NASA pushes efforts to transform procurement & operations
NASA’s mission is as close to science fiction as almost any federal agency gets with its plans to send astronauts to the moon and beyond.
So you’d think with that kind of overarching mission, transformation would be a necessary thing. It would be constant.
It is, but also has to be very intentional as NASA executives Monica Y. Manning and Mary Davie described it during Friday morning’s Washington Technology Power Breakfast.
Davie arrived at NASA earlier this year from the General Services Administration to serve as the deputy associate administrator for mission support transformation in the mission support directorate.
She described several initiatives that NASA has underway. For instance, there are 15 pilots going on looking at how NASA can apply robotic process automation.
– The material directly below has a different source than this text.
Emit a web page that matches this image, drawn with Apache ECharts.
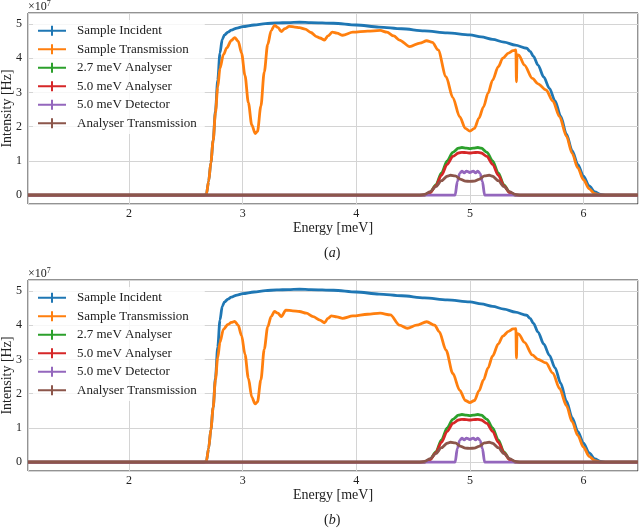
<!DOCTYPE html>
<html>
<head>
<meta charset="utf-8">
<script src="https://cdn.jsdelivr.net/npm/echarts@6/dist/echarts.min.js"></script>
<style>
  html, body { margin: 0; background: #fff; }
  #chart { width: 640px; height: 530px; }
</style>
</head>
<body>
<div id="chart"></div>
<script>
const names = ['Sample Incident', 'Sample Transmission', '2.7 meV Analyser', '5.0 meV Analyser', '5.0 meV Detector', 'Analyser Transmission']
const colors = ['#1f77b4', '#ff7f0e', '#2ca02c', '#d62728', '#9467bd', '#8c564b']

// energy [meV], intensity [1e7 Hz]
const incident = [[1.11, 0], [2.66, 0], [2.68, 0.02], [2.70, 0.4], [2.72, 0.95], [2.74, 1.6], [2.76, 2.45], [2.78, 3.35], [2.80, 4.15], [2.82, 4.55], [2.84, 4.68], [2.87, 4.76], [2.9, 4.82], [2.95, 4.88], [3.0, 4.92], [3.1, 4.97], [3.2, 5.01], [3.3, 5.03], [3.4, 5.04], [3.5, 5.05], [3.6, 5.04], [3.8, 5.02], [4.0, 4.97], [4.2, 4.91], [4.4, 4.86], [4.6, 4.8], [4.8, 4.74], [5.0, 4.68], [5.1, 4.62], [5.2, 4.55], [5.3, 4.47], [5.4, 4.38], [5.5, 4.29], [5.53, 4.2], [5.56, 4.05], [5.6, 3.8], [5.65, 3.45], [5.7, 3.12], [5.75, 2.75], [5.8, 2.3], [5.85, 1.78], [5.9, 1.3], [5.95, 0.9], [6.0, 0.55], [6.05, 0.27], [6.1, 0.09], [6.15, 0.02], [6.2, 0], [6.48, 0]]

const transmissionA = [[1.11, 0], [2.66, 0], [2.68, 0.02], [2.70, 0.4], [2.72, 0.95], [2.74, 1.6], [2.76, 2.4], [2.78, 3.15], [2.80, 3.7], [2.83, 4.1], [2.86, 4.3], [2.9, 4.52], [2.93, 4.6], [2.96, 4.5], [2.99, 4.15], [3.02, 3.5], [3.05, 2.7], [3.08, 2.05], [3.11, 1.8], [3.13, 1.86], [3.16, 2.6], [3.19, 3.6], [3.22, 4.4], [3.25, 4.8], [3.28, 4.96], [3.31, 4.9], [3.34, 4.78], [3.37, 4.86], [3.41, 4.93], [3.46, 4.91], [3.5, 4.89], [3.55, 4.85], [3.6, 4.75], [3.65, 4.63], [3.68, 4.59], [3.72, 4.53], [3.75, 4.65], [3.79, 4.76], [3.83, 4.73], [3.88, 4.67], [3.97, 4.76], [4.1, 4.79], [4.21, 4.81], [4.27, 4.76], [4.33, 4.65], [4.38, 4.53], [4.47, 4.34], [4.56, 4.44], [4.62, 4.51], [4.67, 4.46], [4.72, 4.24], [4.79, 3.46], [4.85, 2.85], [4.91, 2.29], [4.96, 1.95], [5.0, 1.87], [5.04, 1.95], [5.08, 2.25], [5.12, 2.58], [5.16, 2.98], [5.2, 3.36], [5.25, 3.75], [5.29, 4.0], [5.34, 4.15], [5.38, 4.22], [5.405, 4.24], [5.41, 3.31], [5.415, 4.1], [5.43, 4.09], [5.48, 3.8], [5.55, 3.41], [5.6, 3.25], [5.67, 3.07], [5.73, 2.75], [5.79, 2.29], [5.85, 1.72], [5.9, 1.22], [5.95, 0.8], [6.0, 0.45], [6.05, 0.18], [6.1, 0.04], [6.15, 0], [6.48, 0]]

const transmissionB = [[1.11, 0], [2.66, 0], [2.68, 0.02], [2.70, 0.4], [2.72, 0.95], [2.74, 1.6], [2.76, 2.4], [2.78, 3.05], [2.80, 3.5], [2.83, 3.88], [2.87, 4.02], [2.9, 4.08], [2.93, 4.11], [2.96, 4.0], [2.99, 3.7], [3.02, 3.15], [3.05, 2.45], [3.08, 1.9], [3.11, 1.7], [3.13, 1.76], [3.16, 2.4], [3.19, 3.3], [3.22, 3.95], [3.25, 4.25], [3.28, 4.4], [3.31, 4.35], [3.34, 4.25], [3.38, 4.44], [3.44, 4.42], [3.5, 4.4], [3.56, 4.35], [3.62, 4.25], [3.68, 4.15], [3.72, 4.07], [3.75, 4.2], [3.78, 4.27], [3.83, 4.24], [3.88, 4.2], [3.97, 4.27], [4.1, 4.32], [4.21, 4.35], [4.3, 4.3], [4.38, 4.0], [4.45, 3.91], [4.53, 4.0], [4.62, 4.1], [4.69, 4.0], [4.73, 3.81], [4.79, 3.27], [4.85, 2.59], [4.91, 2.1], [4.96, 1.8], [5.0, 1.74], [5.04, 1.8], [5.08, 2.08], [5.12, 2.4], [5.16, 2.75], [5.2, 3.1], [5.25, 3.45], [5.29, 3.68], [5.34, 3.82], [5.38, 3.89], [5.405, 3.9], [5.41, 3.04], [5.415, 3.76], [5.43, 3.74], [5.48, 3.5], [5.55, 3.13], [5.6, 3.0], [5.67, 2.9], [5.73, 2.6], [5.79, 2.15], [5.85, 1.65], [5.9, 1.18], [5.95, 0.78], [6.0, 0.44], [6.05, 0.17], [6.1, 0.04], [6.15, 0], [6.48, 0]]

const analyser27 = [[1.11, 0], [4.6, 0], [4.65, 0.08], [4.7, 0.3], [4.75, 0.65], [4.8, 1.0], [4.85, 1.25], [4.9, 1.37], [4.93, 1.39], [4.97, 1.37], [5.0, 1.36], [5.03, 1.37], [5.07, 1.39], [5.1, 1.37], [5.15, 1.25], [5.2, 1.0], [5.25, 0.65], [5.3, 0.3], [5.35, 0.08], [5.4, 0], [6.48, 0]]

const analyser50 = [[1.11, 0], [4.6, 0], [4.65, 0.07], [4.7, 0.27], [4.75, 0.58], [4.8, 0.9], [4.85, 1.13], [4.9, 1.23], [4.93, 1.25], [4.97, 1.24], [5.0, 1.23], [5.03, 1.24], [5.07, 1.25], [5.1, 1.23], [5.15, 1.13], [5.2, 0.9], [5.25, 0.58], [5.3, 0.27], [5.35, 0.07], [5.4, 0], [6.48, 0]]

const detector50 = [[1.11, 0], [4.87, 0], [4.89, 0.4], [4.91, 0.63], [4.93, 0.7], [4.95, 0.65], [4.97, 0.7], [5.0, 0.66], [5.03, 0.7], [5.05, 0.65], [5.07, 0.7], [5.09, 0.63], [5.11, 0.4], [5.13, 0], [6.48, 0]]

const analyserTrans = [[1.11, 0], [4.55, 0], [4.6, 0.02], [4.65, 0.1], [4.7, 0.25], [4.75, 0.42], [4.8, 0.55], [4.83, 0.58], [4.87, 0.56], [4.92, 0.46], [4.96, 0.41], [5.0, 0.4], [5.04, 0.41], [5.08, 0.46], [5.13, 0.56], [5.17, 0.58], [5.2, 0.55], [5.25, 0.42], [5.3, 0.25], [5.35, 0.1], [5.4, 0.02], [5.45, 0], [6.48, 0]]

const panels = [
  [incident, transmissionA, analyser27, analyser50, detector50, analyserTrans],
  [incident, transmissionB, analyser27, analyser50, detector50, analyserTrans]
]

const font = 'Liberation Serif'
const gridTops = [13, 280]
const plotHeight = 191

const chart = echarts.init(document.getElementById('chart'))

const xAxis = gridTops.map((t, i) => ({
  type: 'value',
  gridIndex: i,
  min: 1.11,
  max: 6.48,
  splitNumber: 5,
  name: 'Energy [meV]',
  nameLocation: 'middle',
  nameGap: 17,
  nameMoveOverlap: false,
  nameTextStyle: { fontFamily: font, fontSize: 14, color: '#222' },
  axisLine: { show: false },
  axisTick: { show: false },
  axisLabel: { fontFamily: font, fontSize: 12, color: '#222', margin: 4, showMinLabel: false, showMaxLabel: false },
  splitLine: { lineStyle: { color: '#d4d4d4', width: 1 } }
}))

const yAxis = gridTops.map((t, i) => ({
  type: 'value',
  gridIndex: i,
  min: -0.26,
  max: 5.32,
  splitNumber: 5,
  name: 'Intensity [Hz]',
  nameLocation: 'middle',
  nameGap: 14,
  nameMoveOverlap: false,
  nameTextStyle: { fontFamily: font, fontSize: 14, color: '#222' },
  axisLine: { show: false },
  axisTick: { show: false },
  axisLabel: { fontFamily: font, fontSize: 12, color: '#222', margin: 6, showMinLabel: false, showMaxLabel: false },
  splitLine: { lineStyle: { color: '#d4d4d4', width: 1 } }
}))

const series = []
panels.forEach((sets, p) => {
  sets.forEach((d, i) => {
    series.push({
      name: names[i],
      type: 'line',
      xAxisIndex: p,
      yAxisIndex: p,
      data: d,
      smooth: 0.3,
      smoothMonotone: 'x',
      showSymbol: false,
      color: colors[i],
      lineStyle: { width: 2.8, color: colors[i] },
      z: 2 + i
    })
  })
})

const crossIcon = 'path://M0,4 L28,4 L28,6 L0,6 Z M13,0 L15,0 L15,10 L13,10 Z'

const legend = gridTops.map((t) => ({
  orient: 'vertical',
  left: 33,
  top: t + 7,
  data: names,
  icon: crossIcon,
  itemWidth: 28,
  itemHeight: 10,
  itemGap: 5,
  padding: [4, 8, 4, 5],
  backgroundColor: 'rgba(255,255,255,0.8)',
  borderRadius: 3,
  itemStyle: { borderWidth: 0 },
  textStyle: { fontFamily: font, fontSize: 13, color: '#222', lineHeight: 13.5, padding: [0, 0, 0, 6] }
}))

const sub = (txt, top) => ({
  text: txt,
  left: 324,
  top: top,
  padding: 0,
  textStyle: {
    fontFamily: font, fontSize: 14, fontWeight: 'normal', color: '#222',
    rich: { i: { fontFamily: font, fontSize: 14, fontStyle: 'italic', color: '#222' } }
  }
})

const scale = (top) => ({
  text: '×10{s|7}',
  left: 28,
  top: top,
  padding: 0,
  textStyle: {
    fontFamily: font, fontSize: 12, fontWeight: 'normal', color: '#222', lineHeight: 13,
    rich: { s: { fontFamily: font, fontSize: 8, color: '#222', verticalAlign: 'top', lineHeight: 13 } }
  }
})

chart.setOption({
  animation: false,
  backgroundColor: '#fff',
  title: [sub('({i|a})', 246), sub('({i|b})', 513), scale(0), scale(267)],
  legend: legend,
  grid: gridTops.map((t) => ({
    left: 28, top: t, width: 610, height: plotHeight,
    containLabel: false, outerBoundsMode: 'none',
    show: true, borderColor: '#262626', borderWidth: 1, backgroundColor: 'transparent'
  })),
  xAxis: xAxis,
  yAxis: yAxis,
  series: series
})
</script>
</body>
</html>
A second area she described that caught the attention of attendees are the six digital transformation “thrusts” as the initiatives are called. Thrust is an appropriate name for an initiative at an agency that launches rockets. Thrust, get it?
The six thrusts are: Collaboration, Culture and Workforce, Process, Artificial Intelligence, Data, and Model-based everything.
NASA is holding a digital transformation event Oct. 7 and will have sessions on all six thrusts. Here is a link for more information.
Davie didn’t talk specifically about procurement. That is Manning’s focus as NASA’s senior procurement executive and deputy chief procurement officer.
Procurement at NASA also is going through a transformation and Manning described how the agency has been shifting more to enterprise-wide buying, an effort that started in 2015.
Some of those efforts have raised concerns that small businesses will be hurt, but Manning said that is not so. “It is about creating a baseline of our requirements and spending,” she said.
NASA has four mission directorates, but also has its centers that also have responsibilities for buying goods and services. One of her goals it to make the procurement process look the same wherever it takes place, she said. Some of the centers also re specializing in certain types of buying activities.
Goddard Space Flight Center, for instance, houses the IT Services Office to go along with the idea of standardizing how IT is purchased.
Manning is leading efforts that should have several benefits to industry, she said. These include consistent solicitations, a more efficient procurement process, standardized policies, and an improved acquisition forecast.
Those efforts are all an ongoing process and “we want industry feedback,” Manning said.
She recommended that vendors participate in industry forums at the center, attend small business meetings and follow NASA’s Ask Me Anything events.